* Problem description:
Set the lines down again exactly, first line through the line that contains "const lfpwTicks = [2, 3, 4, 5, 6, 7];", with no pictures.

* Data shown:

------------------------------------------------------------

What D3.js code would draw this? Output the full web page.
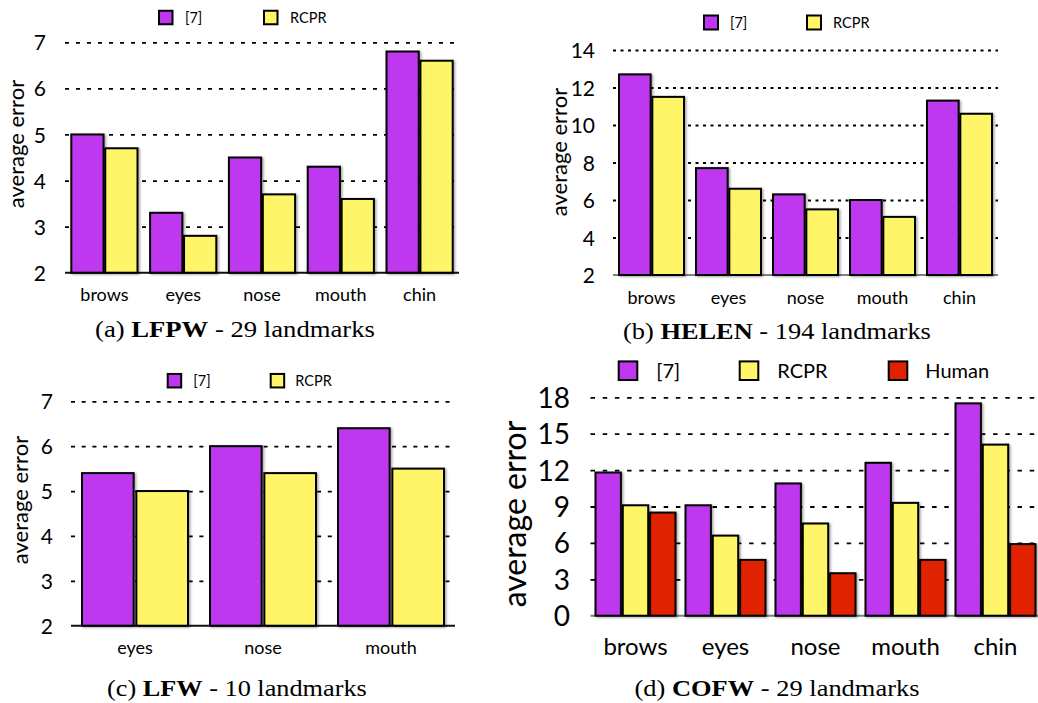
<!DOCTYPE html>
<html>
<head>
<meta charset="utf-8">
<script src="https://cdn.jsdelivr.net/npm/d3@7"></script>
<style>
  html, body { margin: 0; padding: 0; background: #fff; }
  svg { display: block; }
</style>
</head>
<body>
<script>
// ---------------- DATA ----------------
const seriesNames2 = ["[7]", "RCPR"];
const seriesNames3 = ["[7]", "RCPR", "Human"];

const lfpwCats = ["brows", "eyes", "nose", "mouth", "chin"];
const lfpwRef7 = [5.0, 3.3, 4.5, 4.3, 6.8];
const lfpwRCPR = [4.7, 2.8, 3.7, 3.6, 6.6];
const lfpwTicks = [2, 3, 4, 5, 6, 7];

const helenCats = ["brows", "eyes", "nose", "mouth", "chin"];
const helenRef7 = [12.7, 7.7, 6.3, 6.0, 11.3];
const helenRCPR = [11.5, 6.6, 5.5, 5.1, 10.6];
const helenTicks = [2, 4, 6, 8, 10, 12, 14];

const lfwCats = ["eyes", "nose", "mouth"];
const lfwRef7 = [5.4, 6.0, 6.4];
const lfwRCPR = [5.0, 5.4, 5.5];
const lfwTicks = [2, 3, 4, 5, 6, 7];

const cofwCats = ["brows", "eyes", "nose", "mouth", "chin"];
const cofwRef7 = [11.8, 9.1, 10.9, 12.6, 17.5];
const cofwRCPR = [9.1, 6.6, 7.6, 9.3, 14.1];
const cofwHuman = [8.5, 4.6, 3.5, 4.6, 5.9];
const cofwTicks = [0, 3, 6, 9, 12, 15, 18];

const yTitle = "average error";
const captions = [
  ["(a) ", "LFPW", " - 29 landmarks"],
  ["(b) ", "HELEN", " - 194 landmarks"],
  ["(c) ", "LFW", " - 10 landmarks"],
  ["(d) ", "COFW", " - 29 landmarks"]
];

// ---------------- STYLE ----------------
const COLORS = ["#BE37F0", "#FFF568", "#E02200"];
const SANS = "Lato, 'Open Sans', sans-serif";
const SERIF = "'Liberation Serif', serif";

const svg = d3.select("body").append("svg").attr("width", 1038).attr("height", 703);
const defs = svg.append("defs");
const f = defs.append("filter").attr("id", "shadow").attr("x", "-20%").attr("y", "-10%").attr("width", "150%").attr("height", "130%");
f.append("feDropShadow").attr("dx", 1.5).attr("dy", 1).attr("stdDeviation", 1).attr("flood-color", "#000").attr("flood-opacity", 0.35);

function drawPanel(p) {
  const g = svg.append("g");
  const x = d3.scaleBand().domain(p.cats).range(p.xRange)
    .paddingInner(p.pad).paddingOuter(p.pad / 2);
  const xs = d3.scaleBand().domain(p.names).range([0, x.bandwidth()]).paddingInner(p.subPad);
  const y = d3.scaleLinear().domain(p.yDomain).range(p.yRange);

  // dotted gridlines
  const grid = g.append("g").attr("transform", `translate(${p.xRange[0]},0)`)
    .call(d3.axisLeft(y).tickValues(p.ticks.slice(1)).tickSize(-(p.gridEnd - p.xRange[0])).tickFormat(""));
  grid.select(".domain").remove();
  grid.selectAll("line").attr("stroke", "#000").attr("stroke-width", 1.8).attr("stroke-dasharray", p.dash);

  // baseline
  g.append("line")
    .attr("x1", p.xRange[0]).attr("x2", p.gridEnd)
    .attr("y1", y(p.yDomain[0])).attr("y2", y(p.yDomain[0]))
    .attr("stroke", p.baseColor).attr("stroke-width", 2);

  // bars
  const rows = p.cats.map((c, i) => ({
    cat: c,
    vals: p.series.map((s, j) => ({ name: p.names[j], v: s[i], color: COLORS[j] }))
  }));
  g.selectAll("g.grp").data(rows).join("g").attr("class", "grp")
    .attr("transform", d => `translate(${x(d.cat)},0)`)
    .selectAll("rect").data(d => d.vals).join("rect")
    .attr("x", d => xs(d.name)).attr("width", xs.bandwidth())
    .attr("y", d => y(d.v)).attr("height", d => y(p.yDomain[0]) - y(d.v))
    .attr("fill", d => d.color).attr("stroke", "#000").attr("stroke-width", 2)
    .attr("filter", "url(#shadow)");

  // tick labels
  const ax = g.append("g").attr("transform", `translate(${p.tickX},0)`)
    .call(d3.axisLeft(y).tickValues(p.ticks).tickSize(0).tickPadding(0).tickFormat(d3.format("d")));
  ax.select(".domain").remove();
  ax.selectAll("text").attr("font-family", SANS).attr("font-size", p.tickFs)
    .attr("fill", "#000").attr("dy", "0.36em");

  // category labels
  const bx = g.append("g").attr("transform", `translate(0,${p.catY})`)
    .call(d3.axisBottom(x).tickSize(0).tickPadding(0));
  bx.select(".domain").remove();
  bx.selectAll("text").attr("font-family", SANS).attr("font-size", p.catFs)
    .attr("fill", "#000").attr("dy", "0.35em");

  // y title
  g.append("text").attr("transform", `translate(${p.titleX},${p.titleY}) rotate(-90)`)
    .attr("text-anchor", "middle").attr("font-family", SANS).attr("font-size", p.titleFs)
    .attr("fill", "#000").text(yTitle);

  // legend
  const lg = g.selectAll("g.leg").data(p.names).join("g").attr("class", "leg");
  lg.append("rect")
    .attr("x", (d, i) => p.legSq[i]).attr("y", p.legY - p.legSize / 2)
    .attr("width", p.legSize).attr("height", p.legSize)
    .attr("fill", (d, i) => COLORS[i]).attr("stroke", "#000").attr("stroke-width", 2);
  lg.append("text")
    .attr("x", (d, i) => p.legTx[i]).attr("y", p.legY).attr("dy", "0.35em")
    .attr("font-family", SANS).attr("font-size", p.legFs).attr("fill", "#000")
    .text(d => d);

  // caption (fitted to measured width)
  const cg = g.append("g");
  const ct = cg.append("text").attr("x", 0).attr("y", 0)
    .attr("font-family", SERIF).attr("font-size", 24).attr("fill", "#000");
  ct.append("tspan").text(p.caption[0]);
  ct.append("tspan").attr("font-weight", "bold").text(p.caption[1]);
  ct.append("tspan").text(p.caption[2]);
  const w = ct.node().getComputedTextLength();
  const k = p.capW / w;
  cg.attr("transform", `translate(${p.capX - p.capW / 2},${p.capY}) scale(${k},1)`);
}

drawPanel({
  cats: lfpwCats, names: seriesNames2, series: [lfpwRef7, lfpwRCPR],
  xRange: [65, 459], gridEnd: 459, pad: 0.16, subPad: 0.05,
  yDomain: [2, 7], yRange: [272.7, 42.3], ticks: lfpwTicks, dash: "4,7", baseColor: "#111",
  tickX: 46, tickFs: 21, catY: 295, catFs: 18,
  titleX: 24, titleY: 144, titleFs: 22,
  legSq: [159, 264], legTx: [185, 290], legY: 17.5, legSize: 13.5, legFs: 14.5,
  caption: captions[0], capX: 235, capY: 337, capW: 280
});

drawPanel({
  cats: helenCats, names: seriesNames2, series: [helenRef7, helenRCPR],
  xRange: [613, 998], gridEnd: 998, pad: 0.156, subPad: 0.05,
  yDomain: [2, 14], yRange: [275, 50], ticks: helenTicks, dash: "3,4.5", baseColor: "#808080",
  tickX: 595, tickFs: 21, catY: 297.7, catFs: 18,
  titleX: 567, titleY: 152, titleFs: 22,
  legSq: [704, 807], legTx: [730, 833], legY: 22.5, legSize: 14, legFs: 14.5,
  caption: captions[1], capX: 777, capY: 339, capW: 308
});

drawPanel({
  cats: lfwCats, names: seriesNames2, series: [lfwRef7, lfwRCPR],
  xRange: [71, 455], gridEnd: 455, pad: 0.172, subPad: 0.05,
  yDomain: [2, 7], yRange: [625.7, 401.3], ticks: lfwTicks, dash: "4,6.7", baseColor: "#111",
  tickX: 53, tickFs: 21, catY: 648, catFs: 18,
  titleX: 28, titleY: 500, titleFs: 22,
  legSq: [167.7, 270.7], legTx: [193.3, 295.3], legY: 380.7, legSize: 13.5, legFs: 14.5,
  caption: captions[2], capX: 237, capY: 696, capW: 260
});

drawPanel({
  cats: cofwCats, names: seriesNames3, series: [cofwRef7, cofwRCPR, cofwHuman],
  xRange: [590.5, 1040.5], gridEnd: 1038, pad: 0.111, subPad: 0.07,
  yDomain: [0, 18], yRange: [615.7, 397.3], ticks: cofwTicks, dash: "4.5,7.7", baseColor: "#808080",
  tickX: 570, tickFs: 28, catY: 646.7, catFs: 24,
  titleX: 526, titleY: 514, titleFs: 32,
  legSq: [618.7, 739.7, 888.7], legTx: [656.3, 777.3, 925.3], legY: 370.7, legSize: 18.6, legFs: 20,
  caption: captions[3], capX: 777, capY: 696, capW: 285
});
</script>
</body>
</html>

------------------------------------------------------------

* Result of this exercise:
What D3.js code would draw this? Output the full web page.
<!DOCTYPE html>
<html>
<head>
<meta charset="utf-8">
<script src="https://cdn.jsdelivr.net/npm/d3@7"></script>
<style>
  html, body { margin: 0; padding: 0; background: #fff; }
  svg { display: block; }
</style>
</head>
<body>
<script>
// ---------------- DATA ----------------
const seriesNames2 = ["[7]", "RCPR"];
const seriesNames3 = ["[7]", "RCPR", "Human"];

const lfpwCats = ["brows", "eyes", "nose", "mouth", "chin"];
const lfpwRef7 = [5.0, 3.3, 4.5, 4.3, 6.8];
const lfpwRCPR = [4.7, 2.8, 3.7, 3.6, 6.6];
const lfpwTicks = [2, 3, 4, 5, 6, 7];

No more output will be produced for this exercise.